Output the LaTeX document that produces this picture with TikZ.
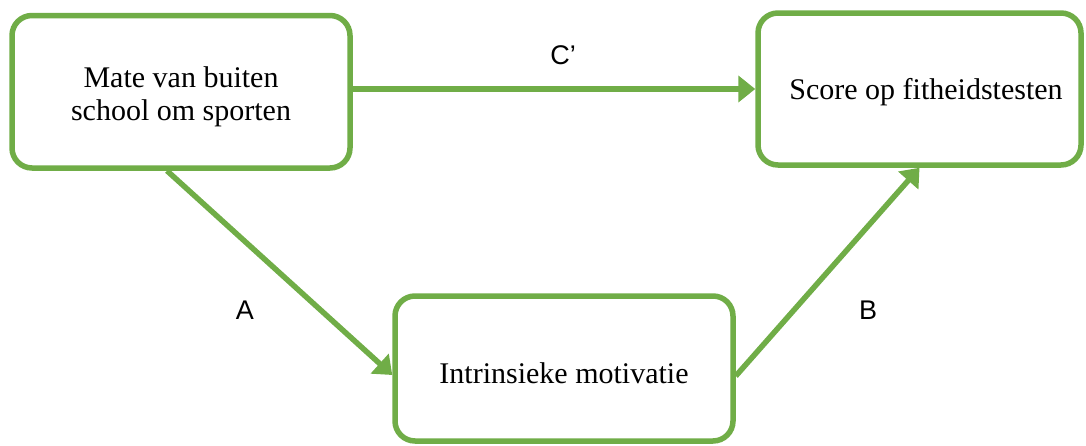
\documentclass[tikz,border=0pt]{standalone}
\usepackage{fontspec}
\setmainfont{Liberation Serif}
\newfontfamily\lblfont{Liberation Sans}
\usetikzlibrary{arrows.meta}
\definecolor{boxgreen}{HTML}{70AD47}
\newcommand{\topstrut}[1]{\rule{0pt}{#1}}
\tikzset{
  box/.style={draw=boxgreen, line width=5.5pt, rounded corners=20pt, fill=white,
    align=center, font=\fontsize{30}{33}\selectfont, inner sep=0pt},
  arr/.style={draw=boxgreen, line width=5.5pt, -{Triangle[length=17pt,width=26pt]}},
  lbl/.style={font=\lblfont\fontsize{27}{30}\selectfont, inner sep=0pt}
}
\begin{document}
\begin{tikzpicture}[x=1pt,y=-1pt]
\useasboundingbox (0,0) rectangle (1086,445);
\node[box, minimum width=338pt, minimum height=152.5pt] (b1) at (181,91.75) {\topstrut{30pt}Mate van buiten\\school om sporten};
\node[box, minimum width=323pt, minimum height=152pt] (b2) at (919.5,89) {\hspace*{13pt}\topstrut{28pt}Score op fitheidstesten};
\node[box, minimum width=338pt, minimum height=145pt] (b3) at (564,368.5) {\topstrut{31pt}Intrinsieke motivatie};
\draw[arr] (b1.east |- b2.west) -- (b2.west);
\draw[arr] ([xshift=-14pt]b1.south) -- ([yshift=-6.5pt]b3.west);
\draw[arr] ([yshift=-7.5pt]b3.east) -- (b2.south);
\node[lbl] (lc) at (563,55) {C’};
\node[lbl] (la) at (245,310) {A};
\node[lbl] (lb) at (868,310) {B};
\end{tikzpicture}
\end{document}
____________________
Make an exact copy of the whole listing, but don't bring over any pictures.

> **EXPECTED ANSWER**:
Output the LaTeX document that produces this picture with TikZ.
\documentclass[tikz,border=0pt]{standalone}
\usepackage{fontspec}
\setmainfont{Liberation Serif}
\newfontfamily\lblfont{Liberation Sans}
\usetikzlibrary{arrows.meta}
\definecolor{boxgreen}{HTML}{70AD47}
\newcommand{\topstrut}[1]{\rule{0pt}{#1}}
\tikzset{
  box/.style={draw=boxgreen, line width=5.5pt, rounded corners=20pt, fill=white,
    align=center, font=\fontsize{30}{33}\selectfont, inner sep=0pt},
  arr/.style={draw=boxgreen, line width=5.5pt, -{Triangle[length=17pt,width=26pt]}},
  lbl/.style={font=\lblfont\fontsize{27}{30}\selectfont, inner sep=0pt}
}
\begin{document}
\begin{tikzpicture}[x=1pt,y=-1pt]
\useasboundingbox (0,0) rectangle (1086,445);
\node[box, minimum width=338pt, minimum height=152.5pt] (b1) at (181,91.75) {\topstrut{30pt}Mate van buiten\\school om sporten};
\node[box, minimum width=323pt, minimum height=152pt] (b2) at (919.5,89) {\hspace*{13pt}\topstrut{28pt}Score op fitheidstesten};
\node[box, minimum width=338pt, minimum height=145pt] (b3) at (564,368.5) {\topstrut{31pt}Intrinsieke motivatie};
\draw[arr] (b1.east |- b2.west) -- (b2.west);
\draw[arr] ([xshift=-14pt]b1.south) -- ([yshift=-6.5pt]b3.west);
\draw[arr] ([yshift=-7.5pt]b3.east) -- (b2.south);
\node[lbl] (lc) at (563,55) {C’};
\node[lbl] (la) at (245,310) {A};
\node[lbl] (lb) at (868,310) {B};
\end{tikzpicture}
\end{document}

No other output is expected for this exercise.